Task statement
Only the lines from the start of the data below through the line that contains "const UI = 'Inter, sans-serif', BODY" are to be copied, exactly and without pictures.

Recorded data
☆ ☆ ☆ ☆

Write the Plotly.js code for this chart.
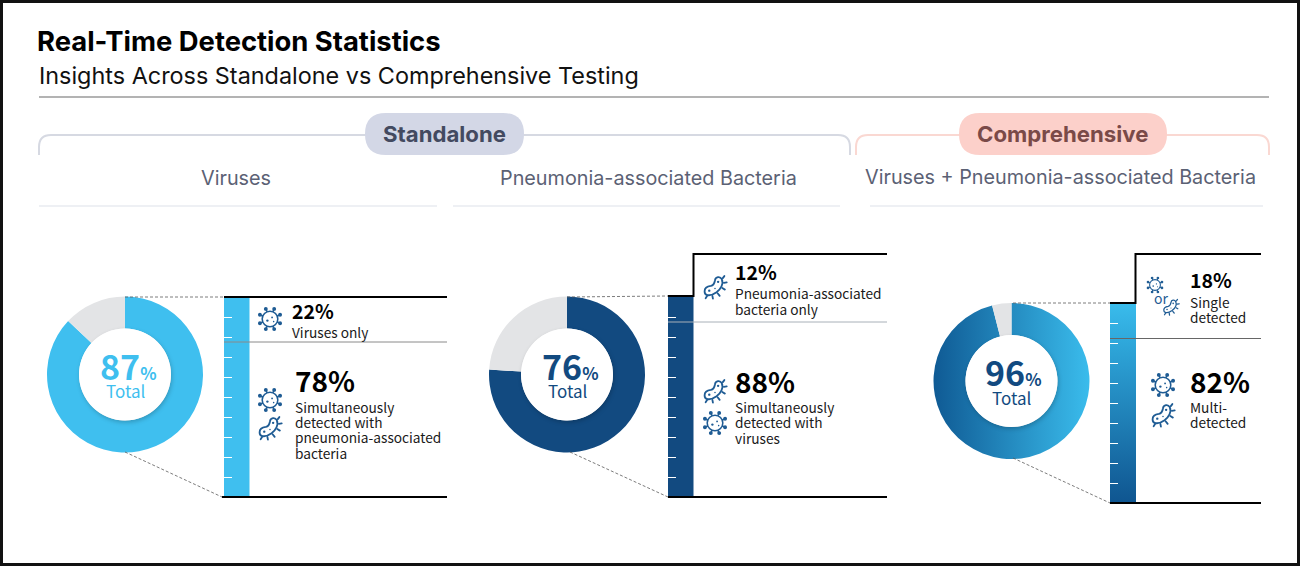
<!DOCTYPE html>
<html><head><meta charset="utf-8">
<script src="https://cdn.plot.ly/plotly-3.0.1.min.js"></script>
<style>html,body{margin:0;padding:0;background:#fff;overflow:hidden}#c{width:1300px;height:566px}</style>
</head><body><div id="c"></div>
<script>
// ---- data ----
const donutTotals = [87, 76, 96];
const upperShare = [22, 12, 18];
const lowerShare = [78, 88, 82];
const columnHeads = ['Viruses', 'Pneumonia-associated Bacteria', 'Viruses + Pneumonia-associated Bacteria'];
const groupNames = ['Standalone', 'Comprehensive'];
const scaleTicks = [10, 20, 30, 40, 50, 60, 70, 80, 90];

const W = 1300, H = 566;
const X = p => p / W, Y = p => 1 - p / H;
const LIGHT = '#3fbfef', DARK = '#124a80', GREY = '#e3e4e6';
const UI = 'Inter, sans-serif', BODY = '"Noto Sans CJK KR", "Noto Sans", sans-serif';

// geometry of the three panels (pixels)
const panels = [
  {cx:125,   cy:374.5, r:78, bar:[224,249.5],  top:297, bot:497, color:LIGHT, text:LIGHT},
  {cx:567,   cy:374.5, r:78, bar:[668,693.5],  top:297, bot:497, color:DARK,  text:DARK},
  {cx:1011.5,cy:381,   r:78, bar:[1110,1136],  top:303, bot:503, color:DARK,  text:DARK}
];

const data = [], layout = {
  width:W, height:H, margin:{l:0,r:0,t:0,b:0,pad:0}, paper_bgcolor:'#fff', plot_bgcolor:'rgba(0,0,0,0)',
  showlegend:false, barmode:'stack', shapes:[], annotations:[], images:[]
};

panels.forEach((p,i)=>{
  data.push({type:'pie', values:[donutTotals[i], 100-donutTotals[i]], sort:false, direction:'clockwise', rotation:0,
    hole:46/78, textinfo:'none', hoverinfo:'skip',
    marker:{colors:[p.color,GREY], line:{width:0}},
    domain:{x:[X(p.cx-p.r),X(p.cx+p.r)], y:[Y(p.cy+p.r),Y(p.cy-p.r)]}});
  const n = i===0?'':String(i+1);
  const xa='x'+n, ya='y'+n;
  data.push({type:'bar', x:['s'], y:[upperShare[i]], xaxis:xa, yaxis:ya, width:1, marker:{color:p.color,line:{width:0}}, hoverinfo:'skip'});
  data.push({type:'bar', x:['s'], y:[lowerShare[i]], xaxis:xa, yaxis:ya, width:1, marker:{color:p.color,line:{width:0}}, hoverinfo:'skip'});
  layout['xaxis'+n]={domain:[X(p.bar[0]),X(p.bar[1])], anchor:ya, type:'category', range:[-0.5,0.5], showticklabels:false, ticks:'', showgrid:false, zeroline:false, showline:false, fixedrange:true};
  layout['yaxis'+n]={domain:[Y(p.bot),Y(p.top)], anchor:xa, range:[100,0], tickmode:'array', tickvals:scaleTicks, ticks:'inside', ticklen:8, tickwidth:1, tickcolor:'#ffffff', showticklabels:false, showgrid:false, zeroline:false, showline:false, fixedrange:true};
});

// ---- decoration helpers ----
const path=(d,color,width,extra)=>{
  const conv=d.replace(/(-?[\d.]+),(-?[\d.]+)/g,(m,a,b)=>X(+a).toFixed(6)+','+Y(+b).toFixed(6));
  layout.shapes.push(Object.assign({type:'path',xref:'paper',yref:'paper',path:conv,line:{color:color,width:width},layer:'above'},extra||{}));
};
const seg=(x1,y1,x2,y2,color,width,dash)=>layout.shapes.push({type:'line',xref:'paper',yref:'paper',x0:X(x1),x1:X(x2),y0:Y(y1),y1:Y(y2),line:{color:color,width:width,dash:dash||'solid'},layer:'above'});
const txt=(t,x,y,size,color,opts)=>layout.annotations.push(Object.assign({xref:'paper',yref:'paper',x:X(x),y:Y(y),text:t,showarrow:false,xanchor:'left',yanchor:'middle',align:'left',borderpad:0,font:{family:BODY,size:size,color:color}},opts||{}));

// frame
layout.shapes.push({type:'rect',xref:'paper',yref:'paper',x0:X(1.5),x1:X(1298.5),y0:Y(1.5),y1:Y(564.5),line:{color:'#111',width:3},fillcolor:'rgba(0,0,0,0)',layer:'above'});

// header
txt('<b>Real-Time Detection Statistics</b>',36,41,27.4,'#000',{font:{family:UI,size:27.4,color:'#000'}});
txt('Insights Across Standalone vs Comprehensive Testing',38,75,23.4,'#111',{font:{family:UI,size:23.4,color:'#111'}});
seg(39,97,1269,97,'#9a9a9a',1.5);

// group brackets + pills
path('M39,155 L39,147 Q39,135 51,135 L838,135 Q850,135 850,147 L850,155','#d6d9e2',2);
path('M856,155 L856,147 Q856,135 868,135 L1257,135 Q1269,135 1269,147 L1269,155','#fad8d2',2);
const pill=(x0,x1,col)=>{const y0=113,y1=155,r=21;
  path(`M${x0+r},${y0} L${x1-r},${y0} Q${x1},${y0} ${x1},${y0+r} Q${x1},${y1} ${x1-r},${y1} L${x0+r},${y1} Q${x0},${y1} ${x0},${y0+r} Q${x0},${y0} ${x0+r},${y0} Z`,col,0,{fillcolor:col,line:{width:0}});
};
pill(365,524,'#d3d7e6'); pill(959,1167,'#fcd0ca');
txt('<b>'+groupNames[0]+'</b>',444.5,133.2,22.2,'#434a60',{xanchor:'center',font:{family:UI,size:22.2,color:'#434a60'}});
txt('<b>'+groupNames[1]+'</b>',1062.5,133.2,22.2,'#7a4a48',{xanchor:'center',font:{family:UI,size:22.2,color:'#7a4a48'}});
[[236,177.5],[648.5,177.5],[1060,176.5]].forEach((c,i)=>txt(columnHeads[i],c[0],c[1]+0.5,19.8,'#5b6174',{xanchor:'center',font:{family:UI,size:19.8,color:'#5b6174'}}));
seg(39,206,437,206,'#eef0f4',2); seg(453,206,840,206,'#eef0f4',2); seg(870,206,1263,206,'#eef0f4',2);

// connectors and panel rules
const DASH='rgb(90,90,90)';
seg(125,297,224,297,DASH,0.8,'3px,2px'); seg(125,452,222,497,DASH,0.8,'3px,2px');
seg(567,297,668,296,DASH,0.8,'3px,2px'); seg(570,452,668,497,DASH,0.8,'3px,2px');
seg(1013,303,1110,303,DASH,0.8,'3px,2px'); seg(1013,458,1110,503,DASH,0.8,'3px,2px');
seg(224,297,447,297,'#000',2); seg(222,497,447,497,'#000',2); seg(224,342,447,342,'#8a8a8a',1);
path('M668,296 L693.5,296 L693.5,254 L887,254','#000',2);
seg(668,497,887,497,'#000',2); seg(668,322,887,322,'#a8b0b8',1);
path('M1110,303 L1135.5,303 L1135.5,254 L1261,254','#000',2);
seg(1110,503,1261,503,'#000',2); seg(1110,338.5,1261,338.5,'#666',1);

// donut centres
panels.forEach((p,i)=>{
  layout.shapes.push({type:'circle',xref:'paper',yref:'paper',x0:X(p.cx-46),x1:X(p.cx+46),y0:Y(p.cy+46),y1:Y(p.cy-46),fillcolor:'#fff',line:{width:0},layer:'above',name:'hole'});
});
const centres=[[128,365.5,390.5,125.5],[570.5,365.5,390.5,567.5],[1013,371.5,397.5,1011.5]];
panels.forEach((p,i)=>{
  const c=centres[i];
  txt(`<b><span style="font-size:34px">${donutTotals[i]}</span><span style="font-size:17px">%</span></b>`,c[0],c[1],34,p.text,{xanchor:'center'});
  txt('Total',c[3],c[2],17,p.text,{xanchor:'center'});
});

// panel copy
const bold=(t,x,y,s)=>txt('<b>'+t+'</b>',x,y,s,'#000');
const copy=(lines,x,ys)=>lines.forEach((l,i)=>txt(l,x,ys[i],13.7,'#1a1a1a'));
bold(upperShare[0]+'%',291,310,19.5); copy(['Viruses only'],291,[331.5]);
bold(lowerShare[0]+'%',293.5,380,28); copy(['Simultaneously','detected with','pneumonia-associated','bacteria'],293.5,[406.5,421.5,437,452.5]);
bold(upperShare[1]+'%',734.5,271,19.5); copy(['Pneumonia-associated','bacteria only'],734.5,[292.5,308.5]);
bold(lowerShare[1]+'%',734.5,381,28); copy(['Simultaneously','detected with','viruses'],734.5,[406.5,421.5,437.5]);
bold(upperShare[2]+'%',1188.5,279,19.5); copy(['Single','detected'],1188.5,[301.5,316.5]);
bold(lowerShare[2]+'%',1188.5,381,28); copy(['Multi-','detected'],1188.5,[406.5,421.5]);
txt('or',1161,298,14,'#1f5c94',{xanchor:'center'});

// icons
const ICON='#1f5c94';
let spikes='';
for(let a=0;a<8;a++){const t=a*Math.PI/4+Math.PI/8,c=Math.cos(t),s=Math.sin(t);
  const x=(50+c*30).toFixed(1),y=(50+s*30).toFixed(1),x2=(50+c*42).toFixed(1),y2=(50+s*42).toFixed(1);
  spikes+=`<line x1="${x}" y1="${y}" x2="${x2}" y2="${y2}"/><circle cx="${x2}" cy="${y2}" r="4.5" fill="${ICON}"/>`;}
const virusSvg=`<svg xmlns="http://www.w3.org/2000/svg" viewBox="0 0 100 100"><g fill="none" stroke="${ICON}" stroke-width="6"><circle cx="50" cy="50" r="30"/>${spikes}</g><g fill="${ICON}"><circle cx="40" cy="56" r="4.5"/><circle cx="58" cy="44" r="3.5"/><circle cx="64" cy="60" r="3"/></g></svg>`;
const bacteriaSvg=`<svg xmlns="http://www.w3.org/2000/svg" viewBox="0 0 100 100"><g fill="none" stroke="${ICON}" stroke-width="7" stroke-linecap="round" stroke-linejoin="round"><path d="M10 66C10 52 22 48 34 46C44 44 48 36 50 24C52 10 70 8 76 20C84 38 72 58 56 70C42 80 28 84 18 80C12 78 10 72 10 66Z"/><path d="M80 16L86 8M84 34L95 32M78 54L88 60M60 74L68 84M40 84L42 95M20 84L14 93"/></g><g fill="${ICON}"><circle cx="28" cy="64" r="4.5"/><circle cx="62" cy="30" r="4.5"/><circle cx="50" cy="56" r="3"/></g></svg>`;
const img=(svg,cx,cy,size)=>layout.images.push({source:'data:image/svg+xml;utf8,'+encodeURIComponent(svg),xref:'paper',yref:'paper',x:X(cx-size/2),y:Y(cy-size/2),sizex:size/W,sizey:size/H,xanchor:'left',yanchor:'top',sizing:'stretch',layer:'above'});
img(virusSvg,270,319,26); img(virusSvg,270,400,26); img(bacteriaSvg,270,428,26);
img(bacteriaSvg,715,287,26); img(bacteriaSvg,715,391,26); img(virusSvg,715,423,26);
img(virusSvg,1155,285,18); img(bacteriaSvg,1171,307,18); img(virusSvg,1163,385,26); img(bacteriaSvg,1163,415,26);

Plotly.newPlot('c',data,layout,{staticPlot:true,displayModeBar:false}).then(()=>{
  const gd=document.getElementById('c');
  const svg=gd.querySelector('svg.main-svg');
  const ns='http://www.w3.org/2000/svg';
  const defs=svg.querySelector('defs')||svg.insertBefore(document.createElementNS(ns,'defs'),svg.firstChild);
  const grad=(id,x2,y2,a,b)=>{const g=document.createElementNS(ns,'linearGradient');g.id=id;g.setAttribute('x1',0);g.setAttribute('y1',0);g.setAttribute('x2',x2);g.setAttribute('y2',y2);
    [[0,a],[1,b]].forEach(s=>{const t=document.createElementNS(ns,'stop');t.setAttribute('offset',s[0]);t.setAttribute('stop-color',s[1]);g.appendChild(t);});defs.appendChild(g);};
  grad('dn3',1,0,'#0f5a94','#3abcec');
  grad('bUp',0,1,'#3abcec','#2fa9dc');
  grad('bLo',0,1,'#2fa9dc','#0f5590');
  const slices=gd.querySelectorAll('.pielayer .trace');
  slices[2].querySelector('.slice path').style.fill='url(#dn3)';
  const bars=gd.querySelectorAll('.barlayer .points path');
  bars[4].style.fill='url(#bUp)'; bars[5].style.fill='url(#bLo)';
  gd.querySelectorAll('.shapelayer path').forEach(p=>{
    if(p.getAttribute('data-index')!==null && p.style.fill==='rgb(255, 255, 255)') p.style.filter='drop-shadow(1px 2px 2px rgba(0,0,0,.2))';
  });
});
</script></body></html>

☆ ☆ ☆ ☆

Correct response
Write the Plotly.js code for this chart.
<!DOCTYPE html>
<html><head><meta charset="utf-8">
<script src="https://cdn.plot.ly/plotly-3.0.1.min.js"></script>
<style>html,body{margin:0;padding:0;background:#fff;overflow:hidden}#c{width:1300px;height:566px}</style>
</head><body><div id="c"></div>
<script>
// ---- data ----
const donutTotals = [87, 76, 96];
const upperShare = [22, 12, 18];
const lowerShare = [78, 88, 82];
const columnHeads = ['Viruses', 'Pneumonia-associated Bacteria', 'Viruses + Pneumonia-associated Bacteria'];
const groupNames = ['Standalone', 'Comprehensive'];
const scaleTicks = [10, 20, 30, 40, 50, 60, 70, 80, 90];

const W = 1300, H = 566;
const X = p => p / W, Y = p => 1 - p / H;
const LIGHT = '#3fbfef', DARK = '#124a80', GREY = '#e3e4e6';
const UI = 'Inter, sans-serif', BODY = '"Noto Sans CJK KR", "Noto Sans", sans-serif';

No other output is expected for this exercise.